### Given information
* * * * * * *
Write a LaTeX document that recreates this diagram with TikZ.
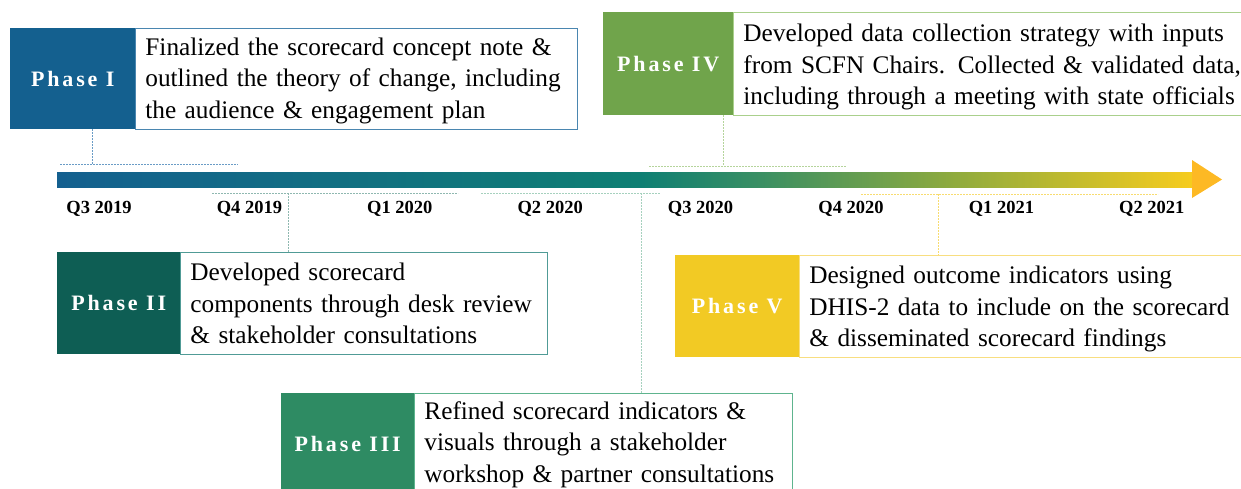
* * * * * * *
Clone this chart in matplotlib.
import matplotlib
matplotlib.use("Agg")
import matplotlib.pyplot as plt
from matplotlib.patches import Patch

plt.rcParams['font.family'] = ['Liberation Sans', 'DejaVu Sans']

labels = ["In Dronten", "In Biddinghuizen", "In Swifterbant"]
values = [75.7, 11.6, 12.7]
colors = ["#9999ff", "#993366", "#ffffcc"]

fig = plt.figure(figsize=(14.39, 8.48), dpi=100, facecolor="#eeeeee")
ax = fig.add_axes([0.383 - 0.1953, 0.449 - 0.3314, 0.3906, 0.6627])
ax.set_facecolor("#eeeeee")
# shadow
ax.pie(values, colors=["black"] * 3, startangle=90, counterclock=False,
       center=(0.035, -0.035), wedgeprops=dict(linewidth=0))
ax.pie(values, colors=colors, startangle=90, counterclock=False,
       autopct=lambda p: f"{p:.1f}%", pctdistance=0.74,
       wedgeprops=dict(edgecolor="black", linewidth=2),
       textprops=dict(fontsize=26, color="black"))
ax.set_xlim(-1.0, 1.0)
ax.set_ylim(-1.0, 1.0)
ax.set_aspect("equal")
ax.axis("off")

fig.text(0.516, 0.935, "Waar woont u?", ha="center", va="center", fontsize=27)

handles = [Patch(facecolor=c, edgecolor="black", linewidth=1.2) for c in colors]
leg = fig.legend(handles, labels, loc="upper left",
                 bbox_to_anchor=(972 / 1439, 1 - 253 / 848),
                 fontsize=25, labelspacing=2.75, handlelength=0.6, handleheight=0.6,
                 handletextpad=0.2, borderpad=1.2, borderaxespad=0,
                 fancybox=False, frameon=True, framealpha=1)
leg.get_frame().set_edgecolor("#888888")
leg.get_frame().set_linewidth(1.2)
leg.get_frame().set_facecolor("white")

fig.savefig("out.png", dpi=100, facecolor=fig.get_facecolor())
* * * * * * *
### Required work
Give again only the lines that run from the line with "Clone this chart in matplotlib." to the line with "plt.rcParams['font.family'] = ['Liberation". Include both of those lines exactly as written.

### Written answer
Clone this chart in matplotlib.
import matplotlib
matplotlib.use("Agg")
import matplotlib.pyplot as plt
from matplotlib.patches import Patch

plt.rcParams['font.family'] = ['Liberation Sans', 'DejaVu Sans']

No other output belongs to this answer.